The egregiously ill-informed Charlotte Allen spouts yet another factoid blaming women for being too attractive to rapists and that rape culture is too all about desire and not what silly feminists say about a culture of domination/power/sadism because young women are raped more than older women, so all you young hussies should just stop dressing like sluts (yep); Jill Filipovic at Feministe shreds Allen’s factoid to pieces.
funny thing: Younger people are also the most likely group to be the victims of aggravated, non-sexual assault (just so we’re all on the same page here, the term “aggravated assault” means “the crime of physically attacking another person which results in serious bodily harm and/or is made with a deadly or dangerous weapon such as a gun, knife, sword, ax or blunt instrument”). In fact, younger people are victimized by violent crime more often than older folks as a general rule. […]

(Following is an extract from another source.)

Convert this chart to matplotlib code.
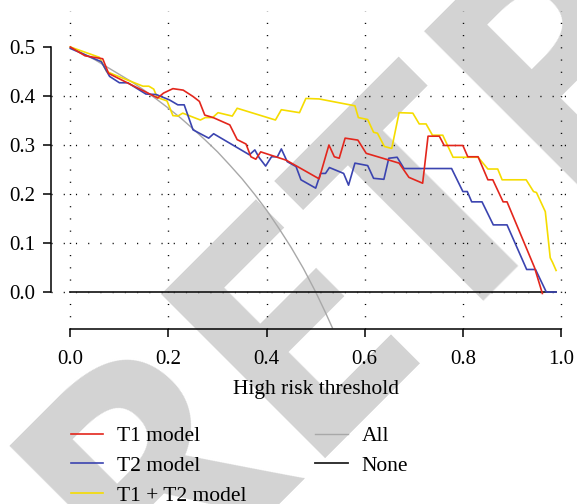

So yes, it is true that younger women are more likely to be targeted for sexual assault than older women. But it’s not because of The Sexy — unless hormones and hard-ons are what are causing criminals to choose their (mostly male) targets for robbery and assault also. .
I’ll paraphrase Jill’s speculation that the mostly likely reasons for this higher rate of victimisation are three-fold –
(i) young people are more likely to be out and about and meeting new people;
(ii) young people are perceived as more vulnerable (tend to be less wary than older people); and
(iii) perpetrators of violent crime tend to skew young, and they mostly hang around people of their own age while looking for victims.
Charlotte Allen generally writes pieces that scold women because that always sells well in MSM-land, and it’s what keeps her column in commission. So she looked for a problem that women complain about, and then she looked for an explanation that involved women being at fault for causing the problem in the first place. A classic example of confirmation bias, and a grand cautionary example for why one should always drill a bit deeper than somebody’s presumed “obvious” explanation.
Categories: culture wars, ethics & philosophy, gender & feminism, law & order, media, violence
A small elaboration, but one that looks important, from the statistics provided here about when abuse occurs with the greatest frequency. This is what Jill said:
But the emphasis here is still on the vulnerability-through-socialising model. A woman is most likely to be assaulted in her own home or the home of a friend or relative. That late-teens-to-early-twenties bracket is exactly the transitional phase when people are becoming less closely supervised, but do not yet have complete control over their own environment. They don’t have their own home; parents, relatives, flatmates all have an equal or greater right to invite people in, or decide whether they stay. What I’m trying to say is, a nineteen-year-old girl still living with her parents is much more vulnerable to being assaulted by mum’s brother or dad’s mate from work than a forty-year-old woman with her own flat and the experience and confidence to sling someone out as soon as they give hints that they aren’t going to respect her boundaries.
I think Orlando makes a really important point.
I myself have been having a few conversations recently with long-time female friends along the lines of “I can’t believe the kinds of men I was willing to be in relationships with once”. I don’t think rape is something the victims should fix, nevertheless, older, more experienced women may choose to (and be able to, see Orlando’s point) steer clear of certain men.